Project description:Understanding spatial physical habitat selection driven by competition and/or predator-prey interactions of mobile marine species is a fundamental goal of spatial ecology. However, spatial counts or density data for highly mobile animals often (1) include excess zeros, (2) have spatial correlation, and (3) have highly nonlinear relationships with physical habitat variables, which results in the need for complex joint spatial models. In this paper, we test the use of Bayesian hierarchical hurdle and zero-inflated joint models with integrated nested Laplace approximation (INLA), to fit complex joint models to spatial patterns of eight mobile marine species (grey seal, harbor seal, harbor porpoise, common guillemot, black-legged kittiwake, northern gannet, herring, and sandeels).
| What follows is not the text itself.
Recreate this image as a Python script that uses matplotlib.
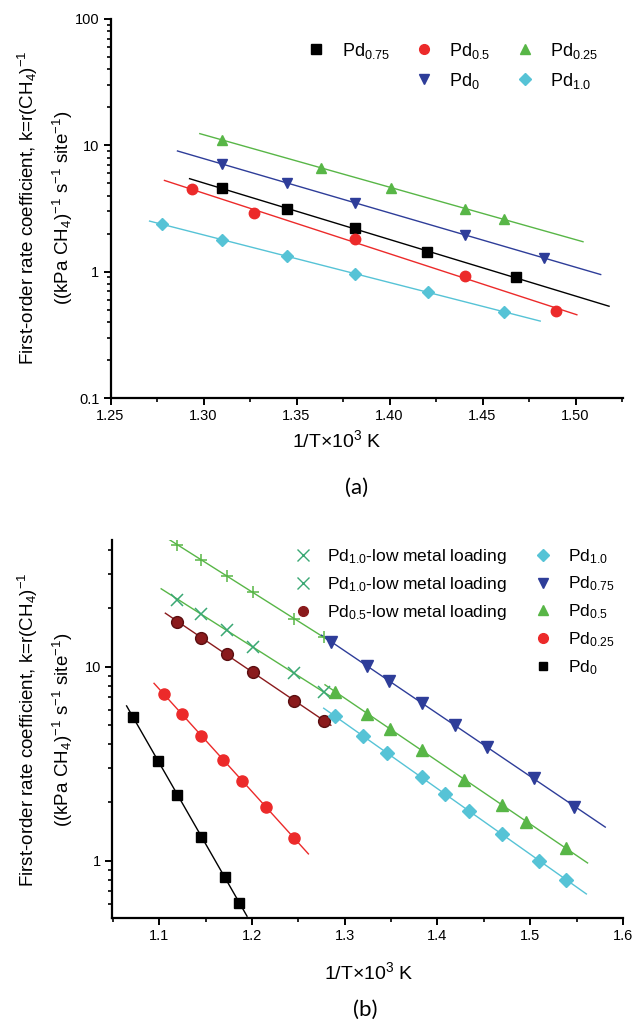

For each joint model, we specified nonlinear smoothed effect of physical habitat covariates and selected either competing species or predator-prey interactions. Out of a range of six ecologically important physical and biologic variables that are predicted to change with climate change and large-scale energy extraction, we identified the most important habitat variables for each species and present the relationships between these bio/physical variables and species distributions. In particular, we found that net primary production played a significant role in determining habitat preferences of all the selected mobile marine species. We have shown that the INLA method is well-suited for modeling spatially correlated data with excessive zeros and is an efficient approach to fit complex joint spatial models with nonlinear effects of covariates. Our approach has demonstrated its ability to define joint habitat selection for both competing and prey-predator species that can be relevant to numerous issues in the management and conservation of mobile marine species.